Management of Oral Anticoagulant in Clinical Practice: A Retrospective Study of 187 Patients

Isabelle Mahé, Anne-Sophie Grenard, Nathalie Joyeux, Charles Caulin and Jean-François Bergmann

Department of Internal Medicine, Lariboisière University Hospital, Paris, France.

Address correspondence to Dr. Isabelle Mahé, Service Médecine A, Hôpital Lariboisière 2, rue Ambroise Paré, 75010 Paris, France. E-mail: isabelle.mahe{at}lrb.ap-hop-paris.fr

Oral anticoagulant (OA) therapy is widely used in elderly patients because of the increase of indications with age (venous thromboembolism and atrial fibrillation). A particularity of France is to administer three different OAs (warfarin and more often fluindione or acenocoumarol). In an attempt to assess the particularities of managing all three OAs in elderly patients in clinical practice, we studied the modalities of anticoagulation of 187 consecutive OA therapy patients (mean age = 74.4 years) hospitalized in an Internal Medicine department (95 patients on OA at admission and 92 patients initiated on OA during hospitalization).
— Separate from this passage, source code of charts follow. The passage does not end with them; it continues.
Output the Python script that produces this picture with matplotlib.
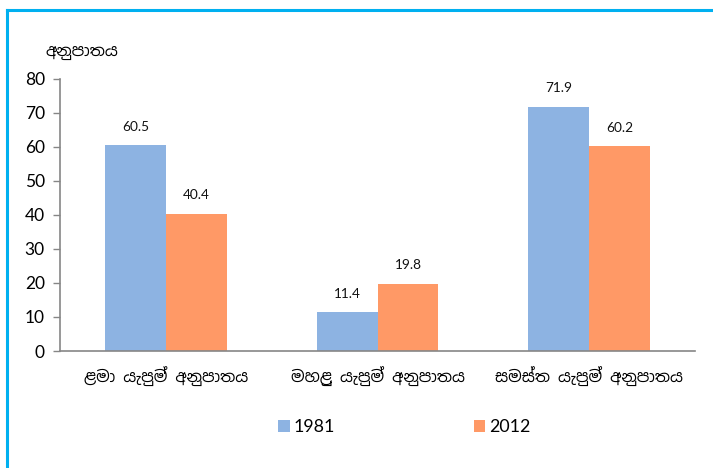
import matplotlib
matplotlib.use("Agg")
import matplotlib.pyplot as plt
from matplotlib.lines import Line2D
import numpy as np

SI = ["Noto Sans Sinhala", "DejaVu Sans"]
NUM = ["Lato", "DejaVu Sans"]

categories = ["ළමා යැපුම් අනුපාතය", "මහළු යැපුම් අනුපාතය", "සමස්ත යැපුම් අනුපාතය"]
series_names = ["1981", "2012"]
vals_1981 = [60.5, 11.4, 71.9]
vals_2012 = [40.4, 19.8, 60.2]
yticks = [0, 10, 20, 30, 40, 50, 60, 70, 80]

BLUE, ORANGE, AXIS = "#8DB3E2", "#FF9966", "#868686"

fig = plt.figure(figsize=(7.13, 4.68), dpi=100)
ax = fig.add_axes([0.0842, 0.25, 0.8906, 0.5812])

x = np.arange(len(categories))
w = 0.288
b1 = ax.bar(x - w / 2, vals_1981, w, color=BLUE, label=series_names[0])
b2 = ax.bar(x + w / 2, vals_2012, w, color=ORANGE, label=series_names[1])

for bars, vals in ((b1, vals_1981), (b2, vals_2012)):
    for b, v in zip(bars, vals):
        ax.annotate(f"{v}", (b.get_x() + b.get_width() / 2, v), xytext=(0, 9),
                    textcoords="offset points", ha="center", va="bottom",
                    fontsize=9.8, family=NUM, color="#111")

ax.set_xlim(-0.5, 2.5)
ax.set_ylim(0, 80)
ax.set_yticks(yticks)
ax.set_yticklabels([str(t) for t in yticks], family=NUM, fontsize=12.5)
ax.set_xticks(x)
ax.set_xticklabels(categories, family=SI, fontsize=11.5)
ax.tick_params(axis="x", length=0, pad=11)
ax.tick_params(axis="y", length=5, width=1, color=AXIS, pad=6, direction="out")
for s in ["top", "right"]:
    ax.spines[s].set_visible(False)
for s in ["left", "bottom"]:
    ax.spines[s].set_color(AXIS)
    ax.spines[s].set_linewidth(1.2)

fig.text(45 / 713, 1 - 52 / 468, "අනුපාතය", family=SI, fontsize=11.5,
         ha="left", va="center")

fig.legend(handles=[b1, b2], loc="center", bbox_to_anchor=(0.567, 0.088), ncol=2,
           frameon=False, prop={"family": NUM, "size": 12.8}, handlelength=0.65,
           handleheight=0.65, handletextpad=0.2, columnspacing=7.8)

# light-blue frame along left and top edges
fig.add_artist(Line2D([7 / 713, 7 / 713], [0, 1 - 10 / 468], transform=fig.transFigure,
                      color="#00B0F0", lw=2.2))
fig.add_artist(Line2D([7 / 713, 1], [1 - 10 / 468, 1 - 10 / 468], transform=fig.transFigure,
                      color="#00B0F0", lw=2.2))

fig.savefig("out.png", dpi=100)
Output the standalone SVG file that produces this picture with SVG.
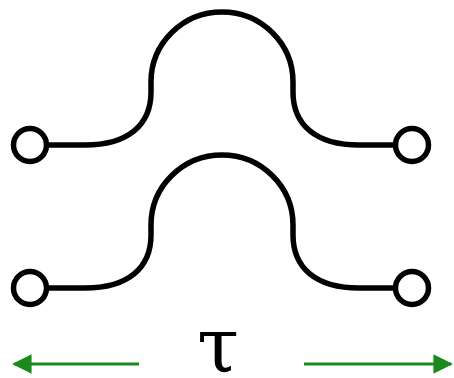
<svg xmlns="http://www.w3.org/2000/svg" width="454" height="378" viewBox="0 0 454 378">
<style>
.wire{fill:none;stroke:#000;stroke-width:5.5;stroke-linecap:round}
.port{fill:#fff;stroke:#000;stroke-width:5.5}
.arr{stroke:#1a8a1a;stroke-width:3;fill:none}
.lbl{font-family:"DejaVu Serif","Liberation Serif",serif;font-size:76px;fill:#000}
</style>
<defs>
<marker id="ah" viewBox="0 0 10 10" refX="9" refY="5" markerWidth="6.5" markerHeight="6.5" markerUnits="strokeWidth" orient="auto-start-reverse">
<path d="M0,0 L10,5 L0,10 z" fill="#1a8a1a"/>
</marker>
</defs>
<rect width="454" height="378" fill="#fff"/>
<g id="connectors">
<path class="wire" d="M47,145 H85 C128,145 151,125 151,92 V82 A71,70 0 0 1 293,82 V92 C293,125 316,145 359,145 H395"/>
<path class="wire" d="M47,288 H85 C128,288 151,268 151,235 V225 A71,70 0 0 1 293,225 V235 C293,268 316,288 359,288 H395"/>
<line class="arr" x1="139" y1="364" x2="14" y2="364" marker-end="url(#ah)"/>
<line class="arr" x1="304" y1="364" x2="451" y2="364" marker-end="url(#ah)"/>
</g>
<g id="port-tl"><circle class="port" cx="30" cy="145" r="16.5"/></g>
<g id="port-tr"><circle class="port" cx="412" cy="145" r="16.5"/></g>
<g id="port-bl"><circle class="port" cx="30" cy="288" r="16.5"/></g>
<g id="port-br"><circle class="port" cx="412" cy="288" r="16.5"/></g>
<g id="label"><text class="lbl" x="218" y="372" text-anchor="middle">τ</text></g>
</svg>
Patients aged 75 years or older more often required a low dosage of OA than those aged younger than 75, irrespective of the OA (warfarin and more often fluindione or acenocoumarol). Ambulatory patients aged 75 years or older were more susceptible to receive acenocoumarol than were ambulatory patients younger than 75 years (respectively 30/67 vs 8/28, respectively), whereas fluindione was prescribed at the same frequency in ambulatory patients and hospitalized patients, regardless of age group (≥75: 32/67; <75: 19/28). In hospitalized patients with OA induction, fluindione was prescribed as often in patients younger than 75 than in patients aged 75 years or older (40/47 vs 35/45, respectively). On admission, international normalized ratio was in the target range in 26 of the 95 patients (27.4%) and was >3 in 51 of the 95 patients (51.6%). OA therapy was stopped during hospitalization in 35 patients (36.8%). In conclusion, we have a picture of the practice of anticoagulation with three different OA therapies. Although it is usually recommended to prescribe long half-time OA therapy ( 2), it appears that short half-time therapy such as acenocoumarol still represents an important number of OA prescriptions in France, especially in ambulatory and elderly patients. International normalized ratio is not in the target range as often as expected in clinical practice, and elderly patients require specific modalities of OA therapy management, such as half dose initiation, use of long-half-life OA, and close monitoring.